The marquis and the president
October 3, 2006

Marquis de Mores
An extraordinary fact: the chairman of the 1884 Republican party convention in Chicago was a black man. Not strictly French this blog entry, I concede. But i am reading a biography of Theodore Roosevelt, and these details are surely worth airing. But there is one fascinating French connection in the book: in the person of the Badlands cattle rancher and French aristocrat Antoine Amedee-Marie-Vincent Manca de Vallombrosa, better known as the Marquis de Mores. The Marquis was Roosevelt's neighbour in Dakota when the future president moved there in search of open space and solace after the deaths (within hours of each other) of his wife and mother.
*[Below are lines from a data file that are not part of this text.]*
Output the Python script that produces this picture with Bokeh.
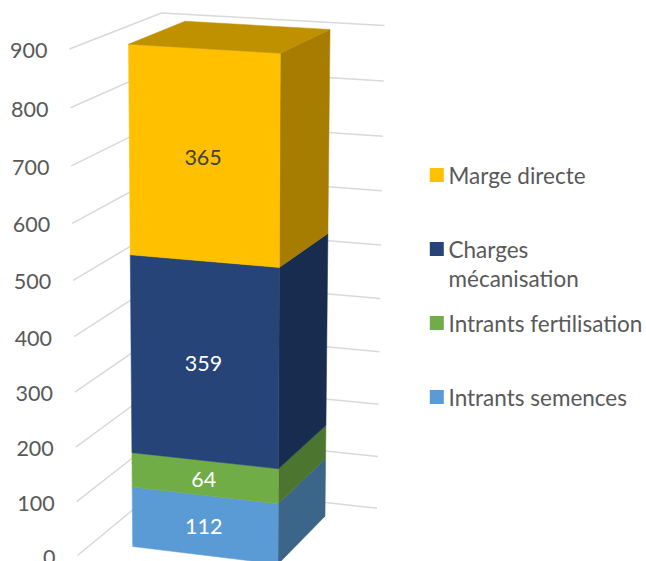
from bokeh.plotting import figure
from bokeh.core.properties import value
from bokeh.embed import file_html
from bokeh.resources import INLINE

# ---- data
series = ["Intrants semences", "Intrants fertilisation", "Charges mécanisation", "Marge directe"]
values = [112, 64, 359, 365]
ticks = [0, 100, 200, 300, 400, 500, 600, 700, 800, 900]

# ---- styles
front = ["#5B9BD5", "#70AD47", "#264478", "#FFC000"]
side = ["#3C6689", "#4C7530", "#172C4F", "#A67D00"]
top_col = "#BF9000"
label_col = ["#FFFFFF", "#FFFFFF", "#FFFFFF", "#404040"]
grid_col = "#D9D9D9"
text_col = "#595959"
FONT = "Lato"

# ---- oblique projection: each vertical edge of the 3D scene, as its screen
# position at value 0 and at the axis maximum, with a perspective ratio
VMAX = 900.0
WALL_FRONT = ((77.0, 555.0), (69.0, 48.5), 0.952)
WALL_BACK_L = ((163.0, 484.0), (161.0, 12.5), 0.96)
WALL_BACK_R = ((376.5, 507.7), (384.0, 25.0), 0.96)
BAR_FL = ((132.2, 546.0), (128.0, 43.7), 0.945)
BAR_FR = ((277.5, 563.7), (279.8, 52.7), 0.945)
BAR_BR = ((324.5, 515.7), (329.5, 29.0), 0.945)
BAR_BL_TOP = (184.5, 20.7)


def proj(edge, v):
    (x0, y0), (x1, y1), r = edge
    t = v / VMAX
    s = r * t / (1 - t + r * t) if t < 1 else 1.0
    return x0 + (x1 - x0) * s, y0 + (y1 - y0) * s


p = figure(width=646, height=561, x_range=(0, 646), y_range=(561, 0),
           output_backend="svg", toolbar_location=None, min_border=0)
p.axis.visible = False
p.grid.visible = False
p.outline_line_color = None
p.background_fill_color = "#FFFFFF"

# walls
for t in ticks:
    a, b, c = proj(WALL_FRONT, t), proj(WALL_BACK_L, t), proj(WALL_BACK_R, t)
    p.line([a[0], b[0], c[0]], [a[1], b[1], c[1]], line_color=grid_col, line_width=1.5)

# axis labels, set along the oblique front edge
lab_x = [proj(WALL_FRONT, t)[0] - 22 for t in ticks]
lab_y = [proj(WALL_FRONT, t)[1] + 1.5 for t in ticks]
p.text(lab_x, lab_y, text=[str(t) for t in ticks], text_font=value(FONT), text_font_size="21.5px",
       text_color=text_col, text_align="right", text_baseline="middle")

# stacked bar
base = 0
for v, f, s, lc in zip(values, front, side, label_col):
    hi = base + v
    a, b = proj(BAR_FL, base), proj(BAR_FR, base)
    c, d = proj(BAR_FR, hi), proj(BAR_FL, hi)
    e, g = proj(BAR_BR, base), proj(BAR_BR, hi)
    p.patch([b[0], e[0], g[0], c[0]], [b[1], e[1], g[1], c[1]], fill_color=s, line_color=s, line_width=0.5)
    p.patch([a[0], b[0], c[0], d[0]], [a[1], b[1], c[1], d[1]], fill_color=f, line_color=f, line_width=0.5)
    mid = base + v / 2
    m1, m2 = proj(BAR_FL, mid), proj(BAR_FR, mid)
    p.text([(m1[0] + m2[0]) / 2 - 1.5], [(m1[1] + m2[1]) / 2 + 1], text=[str(v)], text_font=value(FONT),
           text_font_size="21.5px", text_color=lc, text_align="center", text_baseline="middle")
    base = hi

# top face of the bar
tl, tr, br = proj(BAR_FL, base), proj(BAR_FR, base), proj(BAR_BR, base)
p.patch([tl[0], tr[0], br[0], BAR_BL_TOP[0]], [tl[1], tr[1], br[1], BAR_BL_TOP[1]],
        fill_color=top_col, line_color=top_col, line_width=0.5)

# legend
LEG_SWATCH_X = 436.3
LEG_TEXT_X = 448
LEG_Y = [396.5, 322.5, 248.5, 174.5]
LEG_LINES = [["Intrants semences"], ["Intrants fertilisation"], ["Charges", "mécanisation"], ["Marge directe"]]
LINE_H = 29.5
p.rect([LEG_SWATCH_X] * 4, LEG_Y, width=14, height=14, width_units="screen", height_units="screen",
       fill_color=front, line_color=None)
for y, lines in zip(LEG_Y, LEG_LINES):
    p.text([LEG_TEXT_X] * len(lines), [y + i * LINE_H for i in range(len(lines))], text=lines,
           text_font=value(FONT), text_font_size="22.5px", text_color=text_col,
           text_align="left", text_baseline="middle")

open("out.html", "w").write(file_html(p, INLINE))
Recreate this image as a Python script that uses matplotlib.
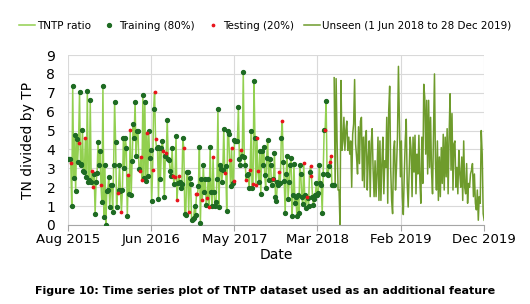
import matplotlib
matplotlib.use("Agg")
import matplotlib.pyplot as plt
import numpy as np
import pandas as pd
from matplotlib.lines import Line2D

# TNTP ratio, training/testing period (15 Aug 2015 - 31 May 2018)
tntp = [
    3.5, 3.5, 3.5, 3.3, 1.0, 7.35, 2.5, 4.75, 1.8, 4.55,
    3.35, 4.35, 7.05, 3.15, 3.25, 5.05, 2.85, 2.8, 4.6, 2.55,
    7.1, 2.25, 2.4, 6.6, 2.25, 2.85, 2.0, 2.7, 0.6, 2.3,
    2.75, 4.4, 3.15, 3.9, 2.1, 1.2, 7.35, 0.4, 3.2, 0.0,
    1.8, 1.85, 2.55, 0.95, 2.1, 2.1, 0.7, 3.2, 6.5, 4.4,
    0.95, 1.7, 1.85, 3.15, 1.8, 0.7, 1.85, 4.6,
    3.0, 4.6, 4.1, 0.45, 2.65, 1.65, 5.05, 1.6, 3.4, 5.35,
    4.6, 6.5, 3.65, 4.95, 4.95, 2.95, 2.85, 3.6, 2.4, 6.9,
    2.5, 6.5, 2.35, 4.85, 2.6, 4.95, 3.55, 3.95, 1.25, 2.9,
    6.15, 7.05, 4.55, 4.1, 4.15, 1.4, 4.1, 2.45, 4.05, 4.45,
    3.9, 1.5, 3.65, 3.8, 5.55, 3.5, 3.45, 2.85, 2.6, 4.1,
    2.6, 2.15, 2.55, 4.7, 1.3, 2.2, 2.6, 2.25, 1.95, 2.15,
    4.6, 4.05, 0.6, 0.55, 2.8, 2.8, 0.7,
    2.5, 2.15, 0.25, 0.3, 0.35, 1.0, 0.55, 1.65, 1.65, 2.05,
    4.15, 0.1, 2.45, 1.3, 3.2, 1.75, 2.45, 1.05, 1.45, 2.45,
    0.95, 4.15, 1.75, 1.0, 3.6, 1.75, 1.0, 1.2, 2.45, 6.15,
    0.95, 3.2, 2.95, 2.3, 2.9, 5.1, 2.75, 3.1, 0.75, 4.95,
    4.8, 3.45, 2.05, 4.1, 2.2, 2.35, 4.5, 4.45, 4.45, 4.45,
    6.25, 3.5, 3.2, 3.95, 3.65, 8.1, 3.6, 3.2, 2.4, 2.65,
    2.7, 1.95, 2.9, 4.95, 1.95, 2.15, 7.6, 4.6, 2.1, 4.6,
    2.85, 2.25, 3.9, 1.65,
    3.9, 3.15, 4.15, 2.65, 1.95, 3.55, 4.5, 2.4, 3.5, 3.2,
    2.1, 2.45, 2.45, 3.8, 1.5, 1.25, 2.25, 2.1, 2.8, 2.2,
    4.6, 5.5, 3.35, 2.35, 0.65, 2.7, 3.65, 1.4, 2.25, 3.15,
    3.55, 0.45, 1.6, 3.25, 1.15, 1.5, 0.45, 1.6, 0.65, 3.2,
    2.7, 1.5, 1.1, 3.3, 1.6, 0.9, 1.5, 1.45, 1.0, 2.8,
    3.1, 2.6, 1.5, 1.05, 1.4, 1.6, 2.2, 1.6, 1.7, 3.15,
    2.2, 2.1, 0.65, 2.7, 5.05, 5.05, 6.55, 2.7, 2.65, 3.1,
    3.35, 3.65, 2.1, 2.1, 2.1,
]

# 1 = testing (20%), 0 = training (80%), aligned with tntp
is_test = [
    0, 0, 0, 1, 0, 0, 0, 0, 0, 0,
    0, 1, 0, 0, 0, 0, 0, 0, 1, 0,
    0, 0, 0, 0, 0, 1, 1, 0, 0, 0,
    0, 0, 0, 0, 1, 0, 0, 0, 0, 0,
    0, 0, 0, 0, 0, 0, 0, 0, 0, 0,
    0, 1, 0, 0, 0, 1, 0, 0,
    0, 0, 0, 0, 1, 0, 1, 0, 0, 0,
    0, 0, 0, 0, 0, 0, 1, 1, 1, 0,
    0, 0, 0, 1, 0, 0, 0, 0, 0, 1,
    0, 1, 1, 0, 0, 0, 0, 0, 0, 0,
    1, 0, 0, 1, 0, 0, 0, 0, 0, 0,
    1, 0, 1, 0, 1, 0, 1, 0, 0, 0,
    0, 1, 0, 0, 0, 0, 1,
    0, 0, 0, 0, 0, 0, 0, 1, 1, 0,
    0, 0, 0, 1, 0, 0, 0, 0, 1, 0,
    1, 0, 0, 0, 1, 0, 0, 0, 0, 0,
    0, 0, 0, 0, 0, 0, 1, 0, 0, 0,
    0, 1, 0, 1, 0, 1, 0, 0, 0, 0,
    0, 0, 0, 1, 0, 0, 0, 0, 1, 0,
    0, 0, 1, 0, 0, 1, 0, 0, 1, 1,
    1, 0, 0, 0,
    0, 0, 0, 0, 0, 0, 0, 0, 0, 0,
    0, 1, 0, 0, 0, 0, 0, 0, 1, 0,
    0, 1, 0, 0, 0, 0, 0, 0, 0, 0,
    0, 0, 0, 0, 0, 0, 0, 0, 0, 0,
    0, 0, 0, 1, 0, 0, 1, 0, 0, 0,
    1, 1, 0, 0, 0, 0, 0, 0, 0, 0,
    0, 0, 0, 0, 0, 1, 0, 0, 0, 0,
    1, 1, 0, 0, 0,
]

# Unseen period (1 Jun 2018 - 28 Dec 2019)
unseen = [
    7.8, 2.0, 7.75, 4.45, 1.85, 1.85, 0.0, 7.65, 3.95, 4.45,
    5.7, 3.95, 5.0, 5.5, 3.95, 4.65, 3.75, 4.45, 2.0, 4.8,
    5.35, 7.7, 4.3, 3.6, 2.7, 5.2, 3.25, 5.5, 5.7, 2.35,
    4.65, 2.0, 4.65, 5.0, 1.85, 3.6, 4.45, 1.5, 4.3, 5.1,
    2.9, 1.5, 3.4, 1.5, 2.7, 4.65, 1.3, 4.45, 1.3, 3.25,
    4.65, 1.65, 3.4, 3.05, 5.7, 1.15, 6.05, 7.35, 3.05, 1.3,
    0.6, 3.95, 4.45, 1.85, 3.05, 4.65, 8.4, 5.35, 2.55, 4.45,
    1.5, 0.55, 2.7, 4.45, 5.6, 2.2, 0.95, 2.8, 4.65, 3.95,
    1.5, 4.65, 2.8, 4.75, 1.65, 3.75, 2.7, 4.75, 2.35, 1.15,
    4.65, 2.2, 7.45, 6.75, 3.75, 6.6, 2.7, 6.6, 3.05, 5.7,
    2.8, 1.65, 5.0, 8.0, 3.25, 1.85, 4.45, 1.3, 3.6, 1.5,
    4.1, 2.2, 4.8, 1.85, 4.65, 2.55, 5.1, 1.65, 4.65, 6.95,
    2.9, 5.9, 1.85, 4.3, 4.45, 2.0, 3.05, 1.65, 3.95, 2.7,
    2.0, 3.6, 1.3, 4.45, 2.0, 1.65, 3.25, 1.15, 2.2, 2.0,
    2.7, 2.9, 3.25, 1.5, 2.7, 1.15, 0.8, 1.85, 0.25, 1.5,
    1.15, 5.0, 3.75, 0.6, 0.25,
]

tick_labels = ["Aug 2015", "Jun 2016", "May 2017", "Mar 2018", "Feb 2019", "Dec 2019"]

LIGHT = "#92d050"
DARK = "#1e6b23"
RED = "#e8141c"
OLIVE = "#6e9b2c"

dates = pd.date_range("2015-08-15", "2018-05-31", periods=len(tntp))
unseen_dates = pd.date_range("2018-06-01", "2019-12-28", periods=len(unseen))
vals = np.array(tntp)
test = np.array(is_test, dtype=bool)

fig = plt.figure(figsize=(5.30, 3.04), dpi=100)
ax = fig.add_axes([0.128, 0.26, 0.785, 0.559])

ax.plot(dates, vals, color=LIGHT, linewidth=1.1, zorder=2)
ax.plot(dates[~test], vals[~test], "o", color=DARK, markersize=2.8, zorder=3)
ax.plot(dates[test], vals[test], "o", color=RED, markersize=1.7, zorder=4)
ax.plot(unseen_dates, unseen, color=OLIVE, linewidth=1.1, zorder=2)

# Excel-style date axis: major unit of 319 days
start = pd.Timestamp("2015-08-15")
ticks = [start + pd.Timedelta(days=319 * i) for i in range(6)]
ax.set_xlim(ticks[0], ticks[-1])
ax.set_xticks(ticks)
ax.set_xticklabels(tick_labels)
ax.set_ylim(0, 9)
ax.set_yticks(range(10))

ax.grid(True, color="#d9d9d9", linewidth=0.8)
ax.set_axisbelow(True)
for s in ["top", "right", "left"]:
    ax.spines[s].set_visible(False)
ax.spines["bottom"].set_color("#a6a6a6")
ax.tick_params(axis="x", length=4, color="#a6a6a6", labelsize=9.5, pad=2)
ax.tick_params(axis="y", length=0, labelsize=10, pad=9)

ax.set_xlabel("Date", fontsize=10, labelpad=1)
ax.set_ylabel("TN divided by TP", fontsize=10, labelpad=8)

handles = [
    Line2D([], [], color=LIGHT, linewidth=1.1),
    Line2D([], [], marker="o", linestyle="", color=DARK, markersize=2.8),
    Line2D([], [], marker="o", linestyle="", color=RED, markersize=1.7),
    Line2D([], [], color=OLIVE, linewidth=1.1),
]
labels = ["TNTP ratio", "Training (80%)", "Testing (20%)", "Unseen (1 Jun 2018 to 28 Dec 2019)"]
fig.legend(handles, labels, loc="center", bbox_to_anchor=(0.5, 0.914), ncol=4,
           frameon=False, fontsize=7.5, handlelength=1.5, handletextpad=0.2,
           columnspacing=1.0)

fig.text(0.5, 0.043, "Figure 10: Time series plot of TNTP dataset used as an additional feature",
         ha="center", va="center", fontsize=8, fontweight="bold")

fig.savefig("out.png", dpi=100)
De Mores had married an American heiress called Medora Von Hoffman, and named his frontier settlement after her. Does it still exist? Must check google earth. He was an incorrigible schemer, renowned gunslinger and obviously a total crackpot. Roosevelt seems to have liked him -- though their relations were at times tense. De Mores's ranching business went belly up in 1885, and he went on to lead an equally bizarre life in French Indochina and North Africa. He became virulently anti-Semitic and was challenged to a duel by Camille Dreyfus, a Jewish member of parliament in Paris. Dreyfus missed, and de Mores winged him. In 1896 de Mores was murdered by Touareg tribesmen - a fittingly adventurous end. He is buried in Cannes.